++++ PROVIDED INFORMATION

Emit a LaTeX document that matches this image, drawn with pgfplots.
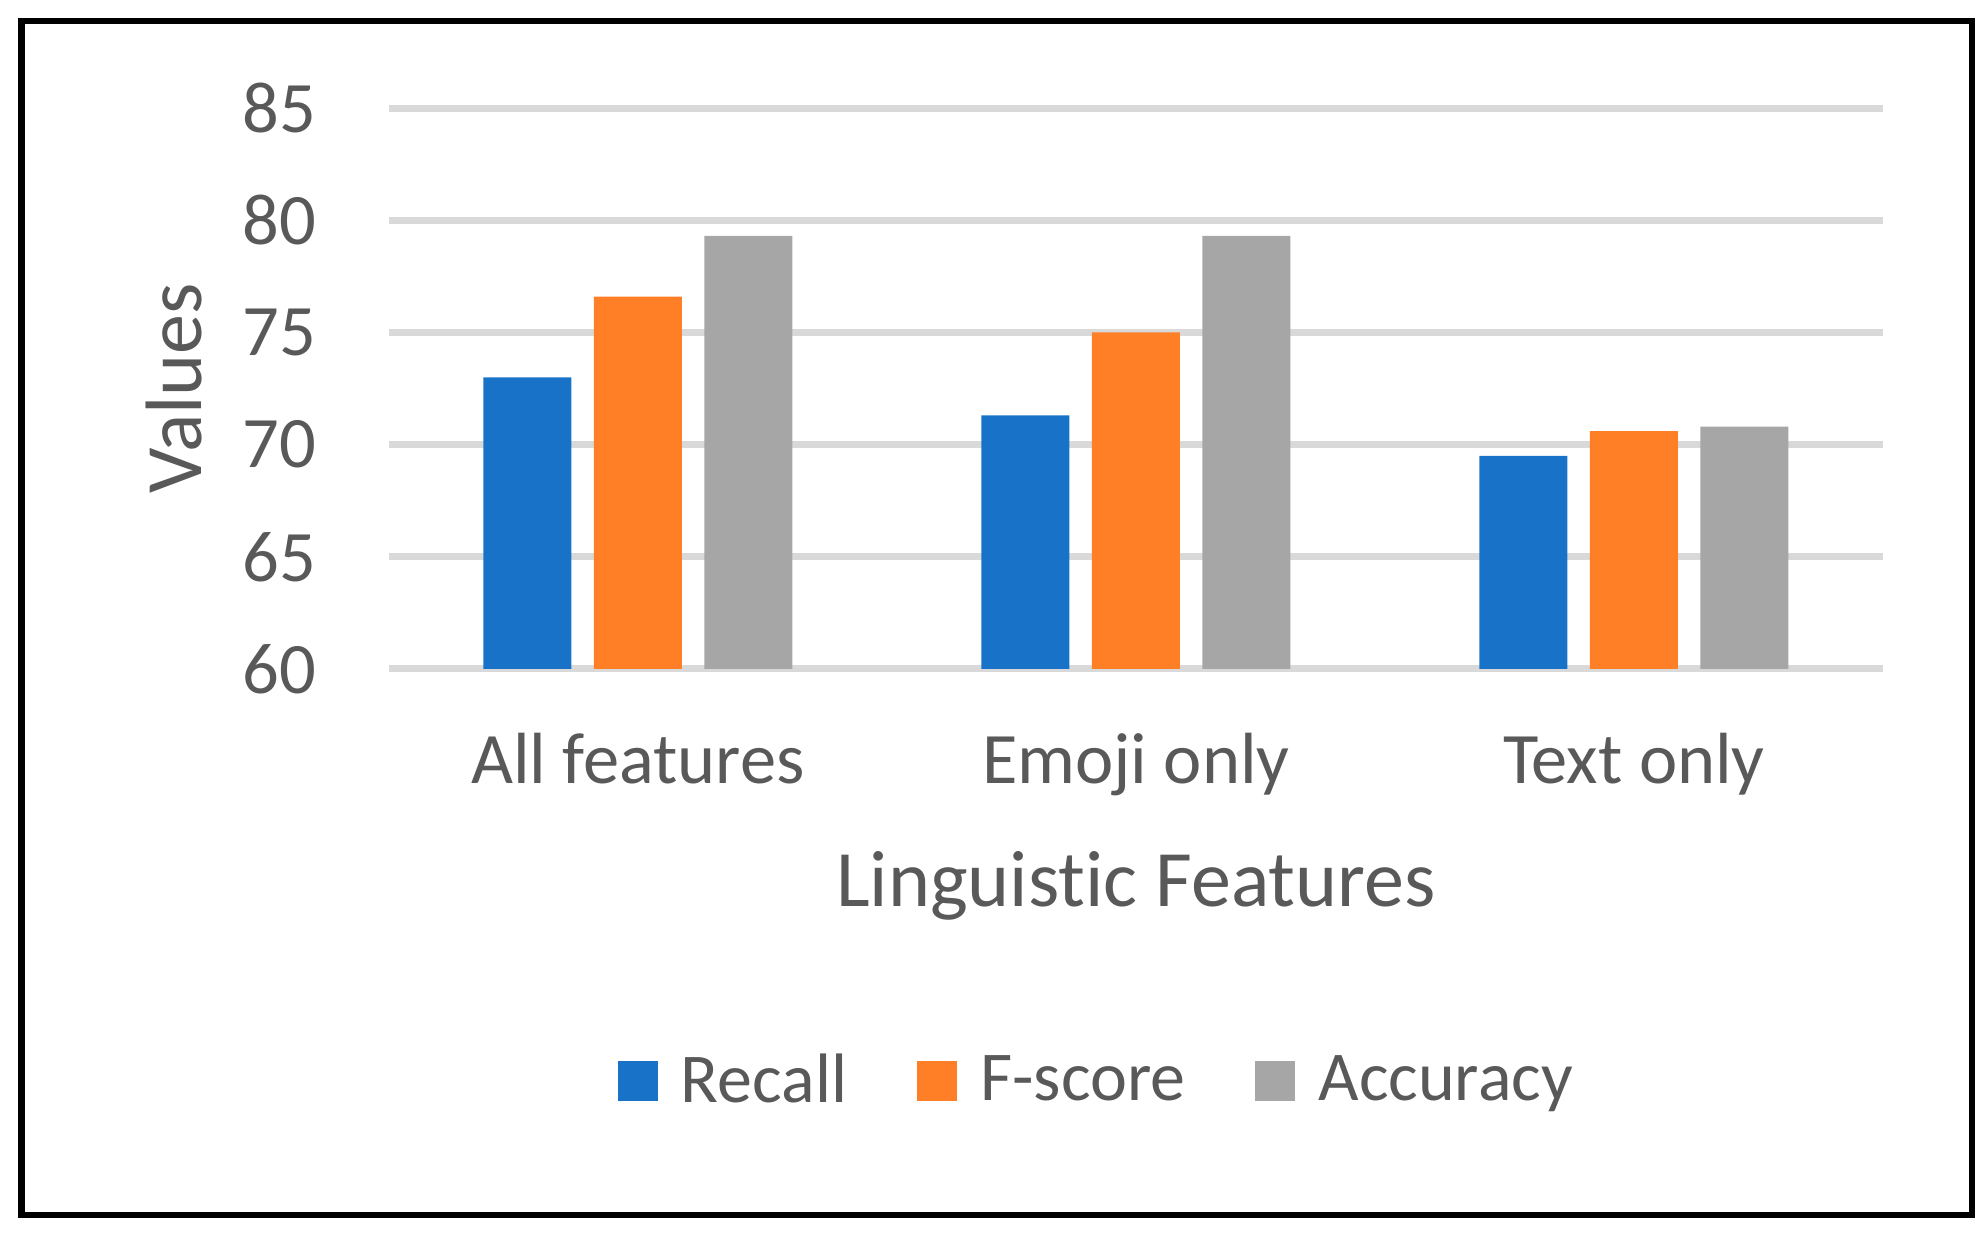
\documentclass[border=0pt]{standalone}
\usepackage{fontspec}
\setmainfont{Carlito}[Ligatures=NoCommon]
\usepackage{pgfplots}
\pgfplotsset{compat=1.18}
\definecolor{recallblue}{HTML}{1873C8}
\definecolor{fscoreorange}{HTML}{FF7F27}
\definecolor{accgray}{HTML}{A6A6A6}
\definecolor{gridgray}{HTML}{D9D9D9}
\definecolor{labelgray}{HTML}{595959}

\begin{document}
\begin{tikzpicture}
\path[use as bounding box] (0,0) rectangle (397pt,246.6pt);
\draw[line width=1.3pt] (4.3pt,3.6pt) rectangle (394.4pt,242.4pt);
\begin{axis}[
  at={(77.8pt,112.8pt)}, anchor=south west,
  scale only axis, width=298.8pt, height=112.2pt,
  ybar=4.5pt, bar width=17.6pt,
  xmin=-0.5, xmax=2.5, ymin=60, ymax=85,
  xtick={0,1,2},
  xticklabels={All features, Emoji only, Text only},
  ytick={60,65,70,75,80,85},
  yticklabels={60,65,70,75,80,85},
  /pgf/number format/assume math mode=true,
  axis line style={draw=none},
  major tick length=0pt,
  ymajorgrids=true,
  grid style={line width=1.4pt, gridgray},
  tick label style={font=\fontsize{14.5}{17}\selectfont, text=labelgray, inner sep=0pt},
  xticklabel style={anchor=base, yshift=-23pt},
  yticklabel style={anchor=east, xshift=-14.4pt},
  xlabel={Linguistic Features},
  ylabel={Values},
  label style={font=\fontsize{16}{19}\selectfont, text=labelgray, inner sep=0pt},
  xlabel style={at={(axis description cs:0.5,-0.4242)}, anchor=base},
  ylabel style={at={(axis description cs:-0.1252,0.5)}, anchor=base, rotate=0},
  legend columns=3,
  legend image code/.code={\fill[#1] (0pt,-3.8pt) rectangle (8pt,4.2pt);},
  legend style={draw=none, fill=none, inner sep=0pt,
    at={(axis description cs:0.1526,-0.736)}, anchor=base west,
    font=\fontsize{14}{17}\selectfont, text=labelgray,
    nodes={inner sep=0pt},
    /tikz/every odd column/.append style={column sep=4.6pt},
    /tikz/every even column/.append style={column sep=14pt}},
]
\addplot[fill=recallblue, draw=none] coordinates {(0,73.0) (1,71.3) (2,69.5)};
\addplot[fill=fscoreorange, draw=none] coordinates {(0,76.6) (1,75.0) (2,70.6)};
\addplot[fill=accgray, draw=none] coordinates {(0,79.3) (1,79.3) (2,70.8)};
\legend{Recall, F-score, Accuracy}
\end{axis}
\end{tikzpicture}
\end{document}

++++++++
++++ PROVIDED INFORMATION

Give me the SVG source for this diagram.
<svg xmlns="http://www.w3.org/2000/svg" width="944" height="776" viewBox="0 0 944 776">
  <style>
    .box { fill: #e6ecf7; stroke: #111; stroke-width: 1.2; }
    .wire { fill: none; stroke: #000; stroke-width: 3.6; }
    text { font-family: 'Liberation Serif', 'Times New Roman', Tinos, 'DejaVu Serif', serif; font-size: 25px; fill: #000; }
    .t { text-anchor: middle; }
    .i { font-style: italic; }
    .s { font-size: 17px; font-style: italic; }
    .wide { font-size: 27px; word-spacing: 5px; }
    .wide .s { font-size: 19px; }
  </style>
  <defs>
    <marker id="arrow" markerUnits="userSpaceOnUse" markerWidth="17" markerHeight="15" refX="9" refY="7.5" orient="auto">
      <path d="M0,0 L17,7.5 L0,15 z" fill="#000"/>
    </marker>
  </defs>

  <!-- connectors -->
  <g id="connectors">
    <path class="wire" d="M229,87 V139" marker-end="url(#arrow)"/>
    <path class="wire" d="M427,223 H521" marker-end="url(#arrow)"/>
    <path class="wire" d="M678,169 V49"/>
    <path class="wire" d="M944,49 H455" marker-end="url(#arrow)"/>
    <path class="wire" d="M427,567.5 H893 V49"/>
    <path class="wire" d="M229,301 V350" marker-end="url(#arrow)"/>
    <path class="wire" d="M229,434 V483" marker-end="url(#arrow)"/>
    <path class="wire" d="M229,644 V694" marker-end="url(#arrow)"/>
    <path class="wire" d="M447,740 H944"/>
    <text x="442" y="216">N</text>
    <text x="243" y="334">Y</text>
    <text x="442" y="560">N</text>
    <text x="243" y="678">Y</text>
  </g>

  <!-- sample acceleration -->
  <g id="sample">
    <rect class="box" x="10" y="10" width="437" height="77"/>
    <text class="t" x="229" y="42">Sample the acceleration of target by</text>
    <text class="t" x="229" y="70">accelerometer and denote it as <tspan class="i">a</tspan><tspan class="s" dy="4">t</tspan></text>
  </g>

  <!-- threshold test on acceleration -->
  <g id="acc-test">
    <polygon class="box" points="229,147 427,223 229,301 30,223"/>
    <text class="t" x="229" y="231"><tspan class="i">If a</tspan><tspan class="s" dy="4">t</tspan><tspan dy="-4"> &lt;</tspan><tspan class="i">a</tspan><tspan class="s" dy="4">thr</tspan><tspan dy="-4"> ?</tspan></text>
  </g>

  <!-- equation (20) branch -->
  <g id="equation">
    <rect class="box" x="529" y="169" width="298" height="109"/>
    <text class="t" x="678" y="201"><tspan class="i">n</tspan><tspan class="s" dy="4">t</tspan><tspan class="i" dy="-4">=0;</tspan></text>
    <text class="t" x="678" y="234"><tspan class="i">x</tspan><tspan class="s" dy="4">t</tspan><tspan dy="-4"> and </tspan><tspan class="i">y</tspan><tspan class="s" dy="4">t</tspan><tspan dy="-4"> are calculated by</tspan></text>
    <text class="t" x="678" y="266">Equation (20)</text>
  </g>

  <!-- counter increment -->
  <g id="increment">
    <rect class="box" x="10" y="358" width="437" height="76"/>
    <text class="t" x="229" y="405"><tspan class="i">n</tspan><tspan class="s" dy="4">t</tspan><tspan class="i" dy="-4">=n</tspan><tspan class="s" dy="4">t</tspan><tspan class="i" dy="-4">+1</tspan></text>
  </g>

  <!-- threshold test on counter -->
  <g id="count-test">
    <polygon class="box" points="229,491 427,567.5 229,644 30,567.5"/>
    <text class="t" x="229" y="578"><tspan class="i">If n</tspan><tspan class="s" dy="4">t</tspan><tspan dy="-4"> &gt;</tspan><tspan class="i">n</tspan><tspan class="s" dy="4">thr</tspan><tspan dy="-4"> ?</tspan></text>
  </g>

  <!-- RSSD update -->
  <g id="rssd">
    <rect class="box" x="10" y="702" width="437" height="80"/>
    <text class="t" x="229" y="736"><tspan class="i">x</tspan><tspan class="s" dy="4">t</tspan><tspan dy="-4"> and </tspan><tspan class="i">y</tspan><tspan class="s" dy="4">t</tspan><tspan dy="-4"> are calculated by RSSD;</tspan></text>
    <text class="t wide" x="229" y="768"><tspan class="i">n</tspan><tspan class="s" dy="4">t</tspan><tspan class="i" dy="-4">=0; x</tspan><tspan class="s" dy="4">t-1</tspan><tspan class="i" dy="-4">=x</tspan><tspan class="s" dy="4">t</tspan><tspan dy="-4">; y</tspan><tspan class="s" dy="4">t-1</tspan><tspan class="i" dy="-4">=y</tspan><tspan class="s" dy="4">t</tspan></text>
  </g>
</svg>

++++++++

PROBLEM DESCRIPTION
Locate all lines that include the word "this" and copy them out.

REPLY
Emit a LaTeX document that matches this image, drawn with pgfplots.
Give me the SVG source for this diagram.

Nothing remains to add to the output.